More recently, in November 2023, Helsinki turned to Israel for improving its ground-based air defenses and made an interesting choice: the David’s Sling. In Israeli service, the David’s Sling covers the middle part of that country’s multilayered air defense between the Arrow 3, designed for intercepting ballistic missiles above the atmosphere, and the short-range Iron Dome that intercepts small rockets. Finland has become the first foreign buyer of that system.
The Stunner missile fired by David’s Sling boasts a more extended range than the Patriot PAC-2, costs less, and can engage multiple targets, including tactical ballistic missiles, from 25 to 190 miles away.

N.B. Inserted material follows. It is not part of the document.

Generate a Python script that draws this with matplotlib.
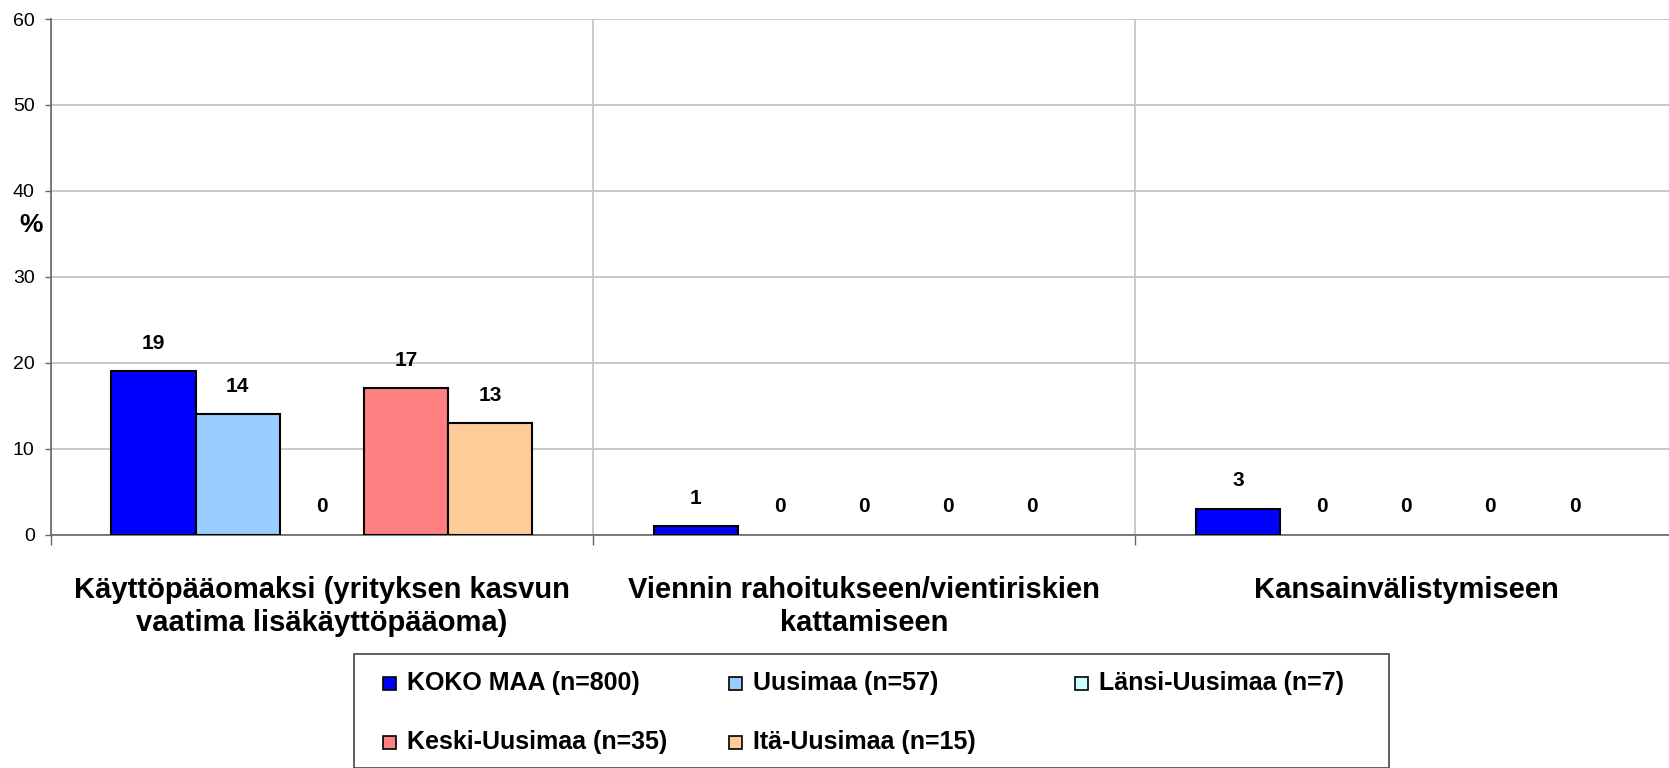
import numpy as np
import matplotlib
matplotlib.use('Agg')
import matplotlib.pyplot as plt
from matplotlib.patches import Rectangle

plt.rcParams['font.family'] = ['Liberation Sans', 'DejaVu Sans']

# data
categories = ['Käyttöpääomaksi (yrityksen kasvun\nvaatima lisäkäyttöpääoma)',
              'Viennin rahoitukseen/vientiriskien\nkattamiseen',
              'Kansainvälistymiseen']
series_names = ['KOKO MAA (n=800)', 'Uusimaa (n=57)', 'Länsi-Uusimaa (n=7)',
                'Keski-Uusimaa (n=35)', 'Itä-Uusimaa (n=15)']
koko_maa = [19, 1, 3]
uusimaa = [14, 0, 0]
lansi_uusimaa = [0, 0, 0]
keski_uusimaa = [17, 0, 0]
ita_uusimaa = [13, 0, 0]
colors = ['#0000FF', '#99CCFF', '#CCFFFF', '#FF8080', '#FFCC99']

W, H = 1669, 768
fig = plt.figure(figsize=(W / 100, H / 100), dpi=100)
fig.patch.set_facecolor('white')

# plot area runs past the right edge of the image (clipped like the original)
left, bottom, top = 50.7, 534.5, 19.0
cat_w = 542.2
ax = fig.add_axes([left / W, (H - bottom) / H, 3 * cat_w / W, (bottom - top) / H])

all_series = [koko_maa, uusimaa, lansi_uusimaa, keski_uusimaa, ita_uusimaa]
x = np.arange(len(categories))
bw = 0.1552
for k, (vals, name, col) in enumerate(zip(all_series, series_names, colors)):
    xs = x + 0.5 + (k - 2) * bw
    # zero bars get no outline (Excel draws nothing there)
    lw = [1.5 if v else 0 for v in vals]
    ax.bar(xs, vals, width=bw, color=col, edgecolor='black', linewidth=lw,
           label=name, zorder=3)
    for xi, v in zip(xs, vals):
        ax.annotate(str(v), (xi, v), xytext=(0, 20), textcoords='offset points',
                    ha='center', va='center', fontsize=15, fontweight='bold')

ax.set_xlim(0, 3)
ax.set_ylim(0, 60)
ax.set_yticks(range(0, 61, 10))
ax.tick_params(axis='y', labelsize=14, length=4.5, width=1, color='#666666', pad=7)
ax.yaxis.grid(True, color='#c0c0c0', linewidth=1.2, zorder=0)

ax.set_xticks(x + 0.5)
ax.set_xticklabels(categories, fontsize=21, fontweight='bold', linespacing=1.2)
ax.tick_params(axis='x', which='major', length=0, pad=30)
ax.set_xticks([0, 1, 2, 3], minor=True)
ax.tick_params(axis='x', which='minor', length=7, width=1, color='#666666')
ax.xaxis.grid(True, which='minor', color='#c0c0c0', linewidth=1.2, zorder=0)

for s in ['top', 'right']:
    ax.spines[s].set_visible(False)
for s in ['left', 'bottom']:
    ax.spines[s].set_color('#666666')
    ax.spines[s].set_linewidth(1.2)

fig.text(31 / W, 1 - 225 / H, '%', fontsize=19, fontweight='bold',
         ha='center', va='center')

# legend box, laid out like the Excel one (three equal columns, two rows)
fig.patches.append(Rectangle((354 / W, 0), (1389 - 354) / W, 1 - 654 / H,
                             transform=fig.transFigure, facecolor='white',
                             edgecolor='#444444', linewidth=1.2))
slots = [(383, 683), (729, 683), (1075, 683), (383, 742), (729, 742)]
for (hx, hy), name, col in zip(slots, series_names, colors):
    fig.patches.append(Rectangle((hx / W, 1 - (hy + 6.5) / H), 13 / W, 13 / H,
                                 transform=fig.transFigure, facecolor=col,
                                 edgecolor='black', linewidth=1.2))
    fig.text((hx + 24) / W, 1 - hy / H, name, fontsize=18, fontweight='bold',
             ha='left', va='center')

fig.savefig('out.png', dpi=100)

For Finland, these systems could deter or defend against a multitude of Russian threats and offensive munitions and shield high-value targets in the country. Combined with its recent ascension into NATO, Russia may think twice about potentially attacking its northern neighbor.
The central European country of Slovakia recently chose Israel’s Barak MX system to replace its strategic S-300 air defense missile system inherited from the Soviet Union and donated to Ukraine shortly after the 2022 Russian invasion. As with David’s Sling, the Barak can defend against a range of threats from drones to cruise missiles and even tactical ballistic missiles.
The Republic of Cyprus, which attempted to acquire S-300s in the 1990s, recently received the Barak MX. Fielding that system will significantly enhance Cypriot air defense coverage to the extent that some on the partitioned island fear it could dangerously escalate tensions with Turkey. While the Cyprus acquisition wasn’t by a European country that views Russia as a primary threat, it nonetheless helps Cyprus replace its largely Russian-made military arsenal and, thus, lessen its prior dependency on Moscow for much of its military hardware.
And finally, there’s Germany’s landmark order of the Arrow 3. The Arrow 3 presently covers the uppermost layer of Israel’s air defense. It has been battle-proven against Houthi and Iranian ballistic missiles since late 2023. Germany envisions the system playing a central role in the 24-member European Sky Shield Initiative, proposed in response to Russia’s invasion of Ukraine.
With hit-to-kill technology, the Arrow 3 is designed to intercept ballistic missiles above the Earth’s atmosphere, where it could more safely destroy unconventional payloads like nuclear weapons. It has an impressive range of 1,500 miles and can reach an altitude of 62 miles. It will become the first-ever exoatmospheric defense system fielded by a European army. Germany sees it as providing a defensive umbrella to its neighbors.
At $3.5 billion, it marks the largest-ever Israeli defense deal. Israel began the final phase of the agreement in June 2025, with the first deliveries expected in the coming months.
Of course, the deal has received some criticism. French President Emmanuel Macron, whose country is notably absent from the ESSI, decried the initiative’s reliance on imported, non-European systems.
All these deals, reached in under three years, have seen Israel rapidly establish itself as a significant provider of some of Europe’s most advanced air defenses, a role it may well continue to play for many years to come.